Many Americans now expect to retire after age 65. But that hasn’t stopped a growing group from aiming for early retirement. These big savers often retire at 55, 45 or even in their 30s.
That may seem impossible if you frame retirement in a traditional sense. When you think retirement means not working any more, retiring at 45 may seem impossible or even undesirable. But there’s also another way to think about retirement that focuses on financial independence.
The idea of FIRE.
FIRE stands for financial independence and retire early. Many super savers manage to be work-free at an early age. But you can also achieve early retirement by reframing the idea of retirement that you are saving up for.

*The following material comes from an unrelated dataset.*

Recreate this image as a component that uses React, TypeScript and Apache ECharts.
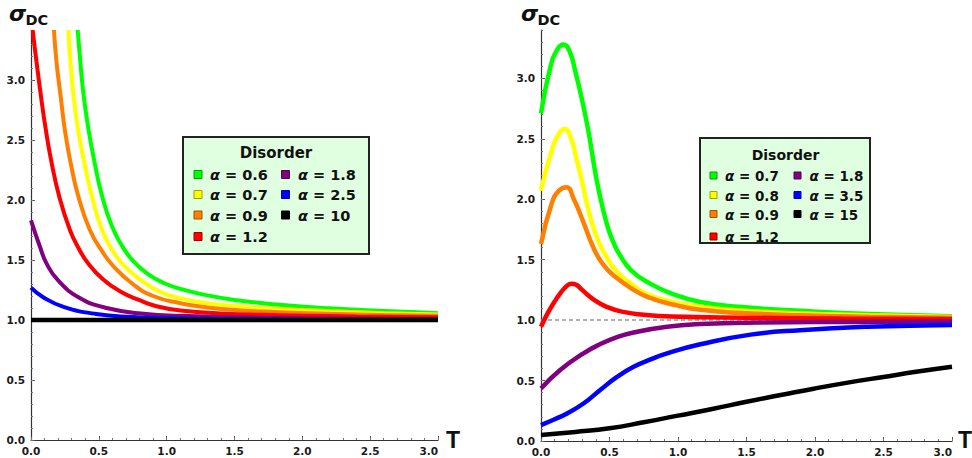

Instead of focusing on retirement as a time of complete ease and relaxation, some savers strive for a different goal. For them, retirement doesn’t mean no work. It means not having to work long hours at a job you dislike. It means having the freedom to work flexibly, travel if you feel like it, spend time with family and pursue goals that don’t provide a salary. For many people, retirement is a time to start a new business or volunteer heavily. For others, retirement involves spending time managing their investments.
Instead of focusing on not working ever again, you can focus on being financially independent enough to take risks and make choices.

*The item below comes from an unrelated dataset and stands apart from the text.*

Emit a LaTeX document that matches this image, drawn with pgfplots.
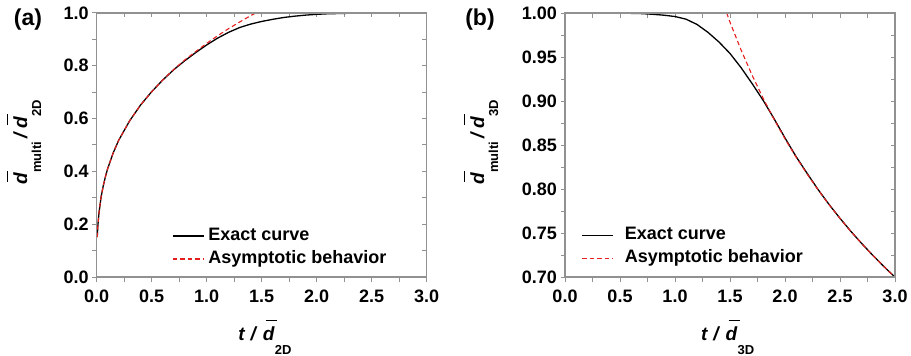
\documentclass[border=0pt]{standalone}
\usepackage{pgfplots}
\pgfplotsset{compat=1.18}
\usepackage{fontspec}
\setmainfont{Liberation Sans}
\definecolor{axgray}{RGB}{145,145,145}
\definecolor{myred}{RGB}{230,30,30}
\newcommand{\fs}{\fontsize{18bp}{20bp}\selectfont\bfseries}
\newcommand{\ls}{\fontsize{19bp}{20bp}\selectfont\bfseries}
\newcommand{\sub}[1]{\raisebox{-14bp}{\fontsize{13bp}{14bp}\selectfont\bfseries\upshape #1}}
\newcommand{\dbar}{\rlap{\hspace{3bp}\rule[19bp]{11bp}{1.3bp}}\textit{d}}
\pgfplotsset{
  base/.style={
    width=330bp, height=264bp, scale only axis,
    xmin=0, xmax=3,
    axis on top,
    axis line style={draw=axgray, line width=1.5bp},
    major tick style={draw=axgray, line width=1bp},
    minor tick style={draw=axgray, line width=1bp},
    major tick length=4.5bp, minor tick length=4.5bp,
    xtick={0,0.5,1,1.5,2,2.5,3},
    minor x tick num=1, minor y tick num=1,
    ticklabel style={font=\fs},
  },
  main/.style={base,
    tick align=outside, xtick pos=left, ytick pos=left,
    xticklabels={0.0,0.5,1.0,1.5,2.0,2.5,3.0},
    xticklabel style={yshift=-5bp},
    legend cell align=left,
    legend image code/.code={\draw[##1, line width=1.2bp] (0bp,0bp) -- (31bp,0bp);},
  },
  mirror/.style={base,
    axis line style={draw=none},
    tick align=inside, xtick pos=right, ytick pos=right,
    xticklabels={}, yticklabels={},
  },
}
\begin{document}
\begin{tikzpicture}
\useasboundingbox (-96.7bp,-79bp) rectangle (814.3bp,277bp);
% ---------- panel (a)
\begin{axis}[mirror, ymin=0, ymax=1, ytick={0,0.2,0.4,0.6,0.8,1}]
\end{axis}
\begin{axis}[main, ymin=0, ymax=1, ytick={0,0.2,0.4,0.6,0.8,1},
  yticklabels={0.0,0.2,0.4,0.6,0.8,1.0},
  xlabel={\ls\textit{t} \textit{/} \dbar\sub{2D}},
  xlabel style={at={(axis description cs:0.51,-0.239)}, anchor=base},
  ylabel={\ls\dbar\sub{multi}\,\textit{/}\,\dbar\sub{2D}},
  ylabel style={at={(axis description cs:-0.211,0.511)}, anchor=base},
  legend style={draw=none, fill=none, at={(axis cs:0.685,0.1886)}, anchor=north west,
    inner sep=0pt, row sep=6bp, column sep=4bp, font=\fs,
    nodes={inner sep=0pt, text height=13bp, text depth=4bp}},
]
\addplot[black, line width=1.3bp] coordinates {
(0.005,0.151) (0.01,0.191) (0.02,0.240) (0.04,0.303) (0.06,0.346) (0.08,0.381)
(0.1,0.411) (0.15,0.470) (0.2,0.518) (0.3,0.592) (0.4,0.652) (0.5,0.702)
(0.6,0.746) (0.7,0.785) (0.8,0.819) (0.9,0.850) (1.0,0.879) (1.1,0.905)
(1.2,0.927) (1.3,0.945) (1.4,0.958) (1.5,0.968) (1.6,0.976) (1.7,0.983)
(1.8,0.988) (1.9,0.992) (2.0,0.995) (2.1,0.997) (2.2,0.998) (2.3,0.999)
(2.4,0.9995) (2.6,1.0) (3.0,1.0)};
\addlegendentry{Exact curve}
\addplot[myred, line width=1.1bp, dash pattern=on 4.5bp off 3bp] coordinates {
(0.005,0.151) (0.01,0.191) (0.02,0.240) (0.04,0.303) (0.06,0.346) (0.08,0.381)
(0.1,0.411) (0.15,0.470) (0.2,0.518) (0.3,0.592) (0.4,0.652) (0.5,0.702)
(0.6,0.746) (0.7,0.786) (0.8,0.822) (0.9,0.854) (1.0,0.885) (1.1,0.914)
(1.2,0.941) (1.3,0.966) (1.4,0.990) (1.445,1.0)};
\addlegendentry{Asymptotic behavior}
\end{axis}
\node[font=\fontsize{23bp}{24bp}\selectfont\bfseries] at (-68.7bp,257.5bp) {(a)};
% ---------- panel (b)
\begin{axis}[mirror, at={(468.3bp,0bp)}, ymin=0.7, ymax=1, ytick={0.7,0.75,0.8,0.85,0.9,0.95,1}]
\end{axis}
\begin{axis}[main, at={(468.3bp,0bp)}, ymin=0.7, ymax=1,
  ytick={0.7,0.75,0.8,0.85,0.9,0.95,1},
  yticklabels={0.70,0.75,0.80,0.85,0.90,0.95,1.00},
  xlabel={\ls\textit{t} \textit{/} \dbar\sub{3D}},
  xlabel style={at={(axis description cs:0.493,-0.239)}, anchor=base},
  ylabel={\ls\dbar\sub{multi}\,\textit{/}\,\dbar\sub{3D}},
  ylabel style={at={(axis description cs:-0.245,0.511)}, anchor=base},
  legend style={draw=none, fill=none, at={(axis cs:0.15,0.7575)}, anchor=north west,
    inner sep=0pt, row sep=6bp, column sep=11bp, font=\fs,
    nodes={inner sep=0pt, text height=13bp, text depth=4bp}},
]
\addplot[black, line width=1.3bp] coordinates {
(0,1.0) (0.3,1.0) (0.5,0.9999) (0.7,0.9993) (0.8,0.9985) (0.9,0.9975) (1.0,0.996)
(1.1,0.993) (1.2,0.987) (1.3,0.978) (1.4,0.967) (1.5,0.954) (1.6,0.938)
(1.7,0.920) (1.8,0.901) (1.9,0.880) (2.0,0.858) (2.1,0.837) (2.2,0.818)
(2.3,0.7995) (2.4,0.7825) (2.5,0.7667) (2.6,0.7517) (2.7,0.7377) (2.8,0.7244)
(2.9,0.7118) (3.0,0.6998)};
\addlegendentry{Exact curve}
\addplot[myred, line width=1.1bp, dash pattern=on 4.5bp off 3bp] coordinates {
(1.47,1.0) (1.5,0.9896) (1.6,0.9582) (1.7,0.9296) (1.8,0.9034) (1.9,0.8793)
(2.0,0.8570) (2.1,0.8364) (2.2,0.8172) (2.3,0.7992) (2.4,0.7823) (2.5,0.7666)
(2.6,0.7516) (2.7,0.7376) (2.8,0.7243) (2.9,0.7117) (3.0,0.6997)};
\addlegendentry{Asymptotic behavior}
\end{axis}
\node[font=\fontsize{23bp}{24bp}\selectfont\bfseries] at (383.3bp,257.5bp) {(b)};
\end{tikzpicture}
\end{document}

Make big sacrifices for big gains. Many members of the FIRE community have a huge savings rate that’s often 50 percent or more of their gross pay. They often achieve this goal by making deep lifestyle sacrifices.

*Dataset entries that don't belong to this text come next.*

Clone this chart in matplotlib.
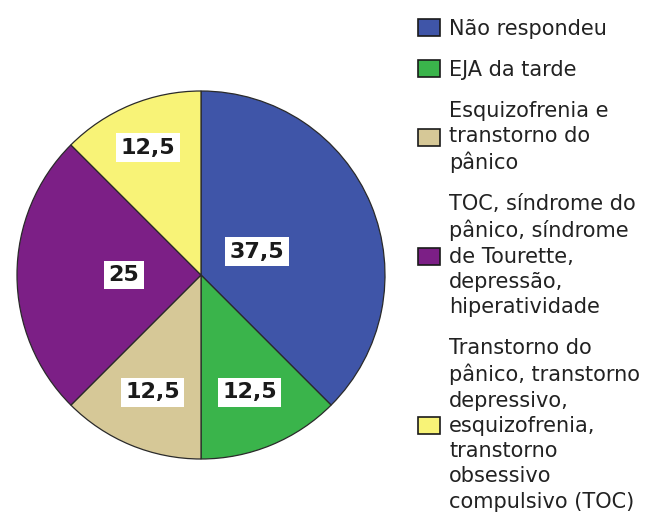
import numpy as np
import matplotlib.pyplot as plt
from matplotlib.patches import Patch

categories = ['Não respondeu',
              'EJA da tarde',
              'Esquizofrenia e\ntranstorno do\npânico',
              'TOC, síndrome do\npânico, síndrome\nde Tourette,\ndepressão,\nhiperatividade',
              'Transtorno do\npânico, transtorno\ndepressivo,\nesquizofrenia,\ntranstorno\nobsessivo\ncompulsivo (TOC)']
values = [37.5, 12.5, 12.5, 25, 12.5]
value_labels = ['37,5', '12,5', '12,5', '25', '12,5']

colors = ['#3F55A8', '#3AB44B', '#D6C897', '#7C1F86', '#F8F377']
label_dist = [0.33, 0.69, 0.69, 0.42, 0.75]

plt.rcParams['font.family'] = 'DejaVu Sans'

fig = plt.figure(figsize=(6.51, 5.27), dpi=100)
ax = fig.add_axes([17 / 651, (527 - 275 - 184) / 527, 368 / 651, 368 / 527])

wedges, _ = ax.pie(values, colors=colors, startangle=90, counterclock=False,
                   wedgeprops=dict(edgecolor='#2a2a2a', linewidth=0.9))
ax.set_xlim(-1, 1)
ax.set_ylim(-1, 1)
ax.set_aspect('equal')

for w, lab, d in zip(wedges, value_labels, label_dist):
    ang = np.deg2rad((w.theta1 + w.theta2) / 2)
    ax.text(d * np.cos(ang), d * np.sin(ang), lab, ha='center', va='center',
            fontsize=16, fontweight='bold', color='#1a1a1a',
            bbox=dict(boxstyle='square,pad=0.2', fc='white', ec='none'))

handles = [Patch(facecolor=c, edgecolor='#1a1a1a', linewidth=1.2) for c in colors]
leg = fig.legend(handles, categories, loc='upper left',
                 bbox_to_anchor=(418 / 651, 1 - 19 / 527),
                 frameon=False, fontsize=15, handlelength=1.05, handleheight=0.9,
                 handletextpad=0.45, labelspacing=1.0, borderpad=0, borderaxespad=0)
for t in leg.get_texts():
    t.set_color('#222222')
    t.set_linespacing(1.33)

fig.savefig('out.png', dpi=100)
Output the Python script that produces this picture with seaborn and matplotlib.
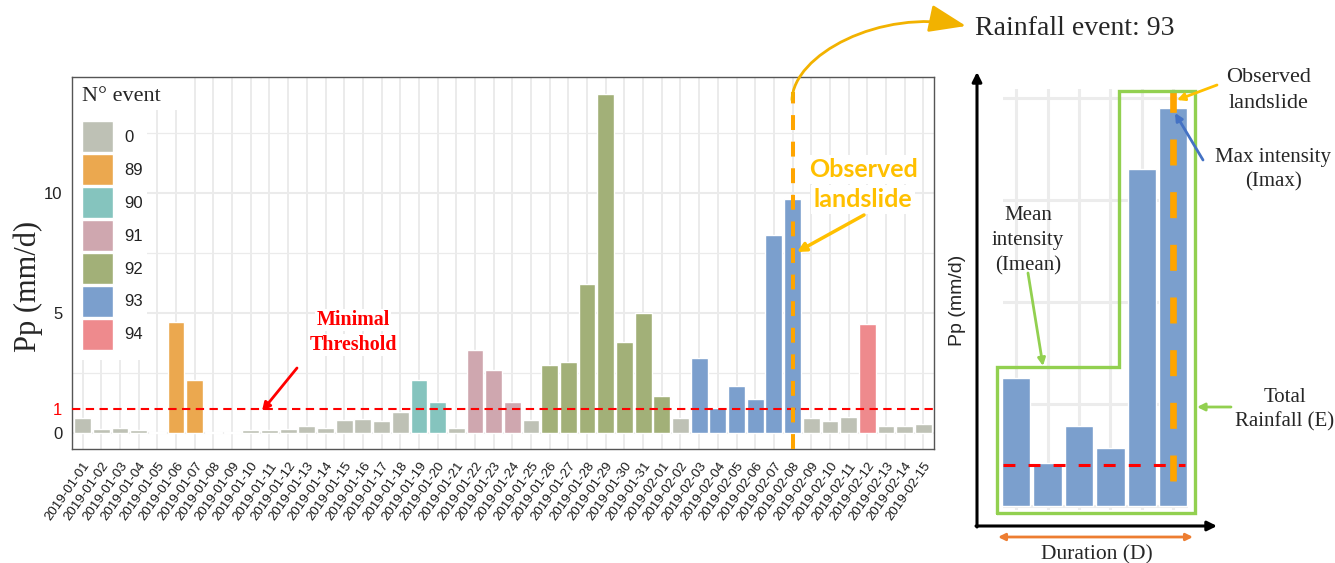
import numpy as np
import pandas as pd
import matplotlib
matplotlib.use("Agg")
import matplotlib.pyplot as plt
import matplotlib.patches as mpatches
from matplotlib.path import Path
from matplotlib.lines import Line2D
import seaborn as sns

# ---------------------------------------------------------------- data
dates = pd.date_range("2019-01-01", "2019-02-15").strftime("%Y-%m-%d").tolist()

rain_mm = [0.60, 0.17, 0.21, 0.11, 0.05, 4.61, 2.19, 0.03, 0.02, 0.10,
           0.13, 0.16, 0.26, 0.21, 0.51, 0.58, 0.48, 0.86, 2.19, 1.28,
           0.18, 3.47, 2.60, 1.29, 0.54, 2.83, 2.96, 6.21, 14.12, 3.80,
           4.98, 1.54, 0.60, 3.12, 1.04, 1.96, 1.42, 8.26, 9.75, 0.60,
           0.50, 0.64, 4.54, 0.28, 0.28, 0.36]

event_id = ["0", "0", "0", "0", "0", "89", "89", "0", "0", "0",
            "0", "0", "0", "0", "0", "0", "0", "0", "90", "90",
            "0", "91", "91", "91", "0", "92", "92", "92", "92", "92",
            "92", "92", "0", "93", "93", "93", "93", "93", "93", "0",
            "0", "0", "94", "0", "0", "0"]

event_levels = ["0", "89", "90", "91", "92", "93", "94"]
event_colors = ["#BEC1B5", "#EBA84F", "#85C4BE", "#CFA7AF",
                "#A2B078", "#7B9FCD", "#EE8A8D"]

threshold = 1.0
landslide_date = "2019-02-08"
focus_event = "93"

df = pd.DataFrame({"date": dates, "pp": rain_mm, "event": event_id})
focus = df[df["event"] == focus_event].reset_index(drop=True)

# ---------------------------------------------------------------- figure
W, H = 1335, 563
sns.set_style("white")
plt.rcParams["font.family"] = ["Liberation Sans", "DejaVu Sans"]
SERIF = ["Liberation Serif", "DejaVu Serif"]

fig = plt.figure(figsize=(W / 100, H / 100), dpi=100)


def P(x, y):
    """pixel position (from the top-left corner) -> figure fraction"""
    return (x / W, 1 - y / H)


def arrow(x0, y0, x1, y1, color, lw=2.0, style="-|>", scale=12):
    fig.add_artist(mpatches.FancyArrowPatch(
        P(x0, y0), P(x1, y1), transform=fig.transFigure,
        arrowstyle=style, mutation_scale=scale, color=color, lw=lw,
        shrinkA=0, shrinkB=0, zorder=10))


# ================================================================ main chart
ax = fig.add_axes([72 / W, 1 - 449 / H, 862 / W, 372 / H])
pal = dict(zip(event_levels, event_colors))
sns.barplot(data=df, x="date", y="pp", hue="event", hue_order=event_levels,
            palette=pal, dodge=False, width=0.9, saturation=1,
            ax=ax, zorder=2)

ymin, ymax = -0.68, 14.84
ax.set_xlim(-0.57, len(dates) - 0.43)
ax.set_ylim(ymin, ymax)

grid_c = "#EBEBEB"
for v in [0, 5, 10]:
    ax.axhline(v, color=grid_c, lw=1.5, zorder=0)
for v in [2.5, 7.5, 12.5]:
    ax.axhline(v, color=grid_c, lw=0.9, zorder=0)
for i in range(len(dates)):
    ax.axvline(i, color=grid_c, lw=1.4, zorder=0)

ax.set_yticks([0, 1, 5, 10])
ax.set_yticklabels(["0", "1", "5", "10"], fontsize=12, color="#222222")
ax.get_yticklabels()[1].set_color("red")
ax.set_xticks(range(len(dates)))
ax.set_xticklabels(dates, rotation=55, ha="right", rotation_mode="anchor",
                   fontsize=9.6, color="#1A1A1A")
ax.tick_params(axis="both", length=5, width=1.2, color="#333333", pad=2)
ax.tick_params(axis="x", pad=3)
ax.set_xlabel("")
ax.set_ylabel("")
fig.text(*P(28, 286), "Pp (mm/d)", family=SERIF, fontsize=22,
         rotation=90, ha="center", va="center")
for s in ax.spines.values():
    s.set_color("#555555")
    s.set_linewidth(1.0)

# minimal threshold and landslide day
ax.axhline(threshold, color="red", lw=1.5, ls=(0, (4, 2.6)), zorder=4)
xi = dates.index(landslide_date)
ax.vlines(xi, ymin, 14.2, color="#FFA500", lw=2.9,
          linestyles=(0, (3.7, 2.9)), zorder=5)

# legend: white panels behind the title and the keys
for (x0, y0, x1, y1) in [(72, 77, 190, 110), (72, 110, 147, 360)]:
    ax.add_patch(mpatches.Rectangle(P(x0, y1), (x1 - x0) / W, (y1 - y0) / H,
                                    transform=fig.transFigure,
                                    facecolor="white", edgecolor="none",
                                    zorder=1, clip_on=False))
handles, labels = ax.get_legend_handles_labels()
leg = ax.legend(handles, labels, title="N° event", loc="upper left",
                bbox_to_anchor=(0, 1), borderaxespad=0, frameon=False,
                handlelength=1.85, handleheight=2.45,
                labelspacing=0.14, handletextpad=0.7, borderpad=0.6,
                prop={"size": 12}, alignment="left",
                title_fontproperties={"family": SERIF, "size": 16})
leg._legend_box.sep = 11
leg.set_zorder(6)
for t in leg.get_texts():
    t.set_color("#222222")

# annotations on the main chart
fig.text(*P(353, 325), "Minimal", family=SERIF, fontweight="bold",
         fontsize=14.4, color="red", ha="center", va="baseline", zorder=7,
         bbox=dict(facecolor="white", edgecolor="none", pad=1))
fig.text(*P(353, 350), "Threshold", family=SERIF, fontweight="bold",
         fontsize=14.4, color="red", ha="center", va="baseline", zorder=7,
         bbox=dict(facecolor="white", edgecolor="none", pad=1))
arrow(297, 368, 262, 411, "red", lw=2.0, scale=12)

fig.text(*P(863, 177), "Observed", family=["Lato", "DejaVu Sans"],
         fontweight="bold", fontsize=18, color="#FFC000", ha="center",
         va="baseline", zorder=7,
         bbox=dict(facecolor="white", edgecolor="none", pad=2))
fig.text(*P(863, 207), "landslide", family=["Lato", "DejaVu Sans"],
         fontweight="bold", fontsize=18, color="#FFC000", ha="center",
         va="baseline", zorder=7,
         bbox=dict(facecolor="white", edgecolor="none", pad=2))
arrow(864, 215, 797, 252, "#FFC000", lw=2.5, scale=13)

# curved link to the event detail
pts = [P(792, 100), P(793, 55), P(880, 8), P(966, 26)]
curve = Path(pts, [Path.MOVETO, Path.CURVE4, Path.CURVE4, Path.CURVE4])
fig.add_artist(mpatches.FancyArrowPatch(
    path=curve, transform=fig.transFigure,
    arrowstyle="-|>,head_length=1.2,head_width=0.45", mutation_scale=19,
    color="#F2B200", lw=2.0, zorder=10))
fig.text(*P(975, 35), f"Rainfall event: {focus_event}", family=SERIF,
         fontsize=20, ha="left", va="baseline")

# ================================================================ event detail
ax2 = fig.add_axes([1003 / W, 1 - 510 / H, 185 / W, 421 / H])
sns.barplot(x=list(range(len(focus))), y=focus["pp"].tolist(),
            color=pal[focus_event], width=0.9, saturation=1, ax=ax2, zorder=2)
ax2.set_xlim(-0.42, 5.47)
ax2.set_ylim(-0.105, 10.21)
for v in [0, 2.5, 5, 7.5, 10]:
    ax2.axhline(v, color="#ECECEC", lw=2.2, zorder=0)
for i in range(len(focus)):
    ax2.axvline(i, color="#ECECEC", lw=2.2, zorder=0)
ax2.hlines(threshold, -0.42, 5.37, color="red", lw=2.2,
           linestyles=(0, (3.9, 4.3)), zorder=4)
ax2.vlines(len(focus) - 1, 0.6, 10.13, color="#FFA500", lw=4.8,
           linestyles=(0, (3.9, 4.0)), zorder=5)
ax2.axis("off")

# total rainfall outline
gx = [997, 997, 1119, 1119, 1195, 1195, 997]
gy = [513, 367, 367, 91, 91, 513, 513]
fig.add_artist(Line2D([x / W for x in gx], [1 - y / H for y in gy],
                      transform=fig.transFigure, color="#92D050", lw=2.4,
                      solid_joinstyle="miter", zorder=8))

# axes arrows of the sketch
arrow(977, 527, 977, 72, "black", lw=2.2, scale=14)
arrow(976, 526, 1217, 526, "black", lw=2.2, scale=14)
arrow(998, 537, 1193, 537, "#ED7D31", lw=2.0, style="<|-|>", scale=10)
fig.text(*P(957, 300), "Pp (mm/d)", fontsize=14, rotation=90,
         ha="center", va="center")
fig.text(*P(1097, 559), "Duration (D)", family=SERIF, fontsize=15.5,
         ha="center", va="baseline")

# sketch annotations
fig.text(*P(1269, 81.7), "Observed", family=SERIF, fontsize=16,
         ha="center", va="baseline")
fig.text(*P(1269, 108.3), "landslide", family=SERIF, fontsize=16,
         ha="center", va="baseline")
arrow(1217, 85, 1177, 100, "#FFC000", lw=2.0, scale=11)

fig.text(*P(1273, 161.7), "Max intensity", family=SERIF, fontsize=15,
         ha="center", va="baseline")
fig.text(*P(1273, 186.7), "(Imax)", family=SERIF, fontsize=15,
         ha="center", va="baseline")
arrow(1203, 160, 1175, 113, "#4472C4", lw=2.0, scale=11)

for k, line in enumerate(["Mean", "intensity", "(Imean)"]):
    fig.text(*P(1028, 220 + 25 * k), line, family=SERIF, fontsize=15,
             ha="center", va="baseline")
arrow(1028, 273, 1043, 366, "#92D050", lw=2.0, scale=11)

fig.text(*P(1285, 401.7), "Total", family=SERIF, fontsize=15,
         ha="center", va="baseline")
fig.text(*P(1285, 426), "Rainfall (E)", family=SERIF, fontsize=15,
         ha="center", va="baseline")
arrow(1231, 407, 1197, 407, "#92D050", lw=2.0, scale=11)

fig.savefig("out.png", dpi=100)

These savers usually buy a much smaller home than they could afford. You’re likely to see them driving an older vehicle, or only owning one family vehicle. It could mean they don’t eat out often and go on cheap family vacations. Some savers also sacrifice time to make more money through a side gig.
The sacrifices they make to achieve this savings rate vary. But these savers know they’re making frugal choices now in return for the huge payout of financial independence. By working hard and saving big for a few years, they can have plenty of time later to explore other interests and travel.
It’s easy to delay saving for retirement because that goal is far away. But take the time to understand why you’re saving. Thinking about your future self could help you make more sacrifices and end up with a bigger retirement nest egg.
Consider partial retirement.
If your only conception of retirement involves sandy beaches for two decades, you may have to work well past 65 to get there. Funding a life of complete ease takes a huge amount of savings.
But what if you look at retirement through a different lens? Instead of doing nothing, consider retirement as a time to pursue new interests, including projects that make some income.
If you have always wanted to switch careers, you could retire early and launch your new venture. If you want to start selling your handmade goods, financial independence lets you do that, too.
Even if you don’t plan to pursue new passions in retirement, looking at retirement as an opportunity for flexible work can help you retire sooner. You may not be able to completely retire on your savings, but perhaps you could cut back to working 20 hours per week. That might give you the freedom and relaxation you’re looking for.
Learn to manage your investments.
Paying close attention to your investments can save you money, especially if you seek out low cost funds. Some 401(k) accounts have limited investment options and high fees. This can quickly eat into your earnings and seriously impact your ability to retire early or meet other financial goals. While you should always save enough to get the 401(k) match, after that you can look for lower cost investments in an IRA or investment account.
Saving for retirement in a 401(k) or IRA can qualify you for valuable tax breaks, but you can only save a limited amount in these tax preferred accounts. If you have a high savings rate, you will need to do additional investing in taxable accounts. This isn’t a bad thing, since it means you’re maxing out your tax-advantaged retirement accounts. But it does mean you need to learn to manage taxes on your investments wisely, so you can save more money over time.